アイデアやノウハウ自体は知的財産権そのものではないため、これを含めたい場合には別途記載しておく必要があると考えられます。この点につき、「ノウハウ等」として知的財産権の帰属に関する条項で、譲渡や権利保持の対象に含めて書いておくことも多いかと思います。
これに関しては内容や範囲は明らかでないものの、業務の遂行過程で得られた知見を指し、例えば製造委託の場合には何らかの製造ノウハウ(しかし知的財産権未満のもの)を想定していると思えば、さほど違和感なく受け入れられるように思います。
他方、著作物(情報成果物)の場合に、アイデアに係る部分、つまり著作権法では保護されない部分(「マージ理論」とか「思想・表現二分論」と呼ばれ、アイデアは著作権法で保護されないとされる)をどれほど含められるのかは、あまり明確でないように思われます。
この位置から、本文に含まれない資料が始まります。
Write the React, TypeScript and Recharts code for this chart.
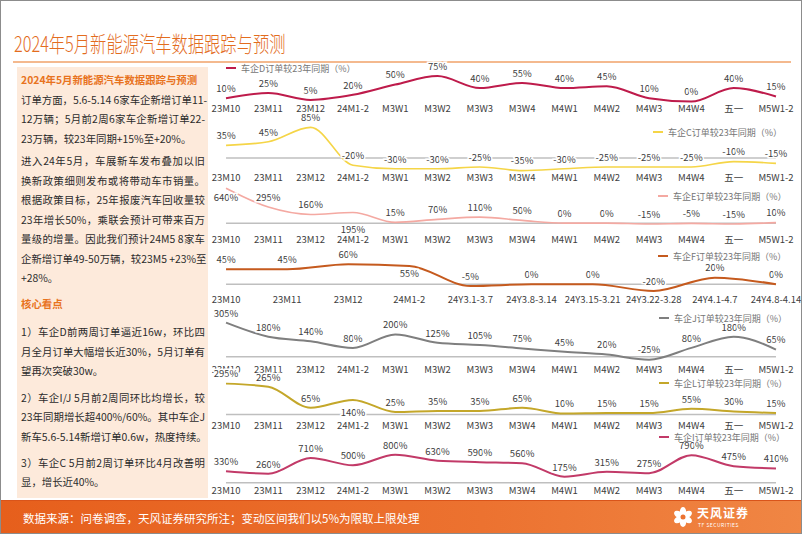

というよりどちらかというと、ここで記載する「ノウハウ等」にアイデアを含めることはおそらく想定されていないような気がします
この点、どこまでアイデアレベル(例えばコンテンツ制作でいえばバラエティ番組のフォーマットに相当するようなもの)につき他案件での流用を抑止できるかは明確ではありませんが(下請法をはじめとした独禁法系の抵触にも関係がないとは思えない)、委託者側として牽制作用を期待するのであれば、何らかの表現を知的財産権の帰属に関する条項に記載しておくことが考えられます。少なくとも、何も書いていなければ何も取り決めしていないことになりますので。
あるいは見方を変えて、秘密保持条項におけるいち記載としてあまり大げさにならないよう盛り込むといった方法もあるかもしれません。
結び
業務委託契約ということで、知的財産権の帰属に関する条項を見てみました。
[注記]
本記事を含む一連の勉強記事は、過去の自分に向けて、①自分の独学や経験の記録を見せる、②感覚的な理解を伝えることを優先する、③細かく正確な理解は書物に譲る、ということをコンセプトにした読みものです。ベテランの方が見てなるほどと思うようなことは書かれていないほか、業務上必要であるときなど、正確な内容については別途ご確認ください。また、法改正をはじめとした最新の情報を反映しているとは限りませんので、ご注意ください。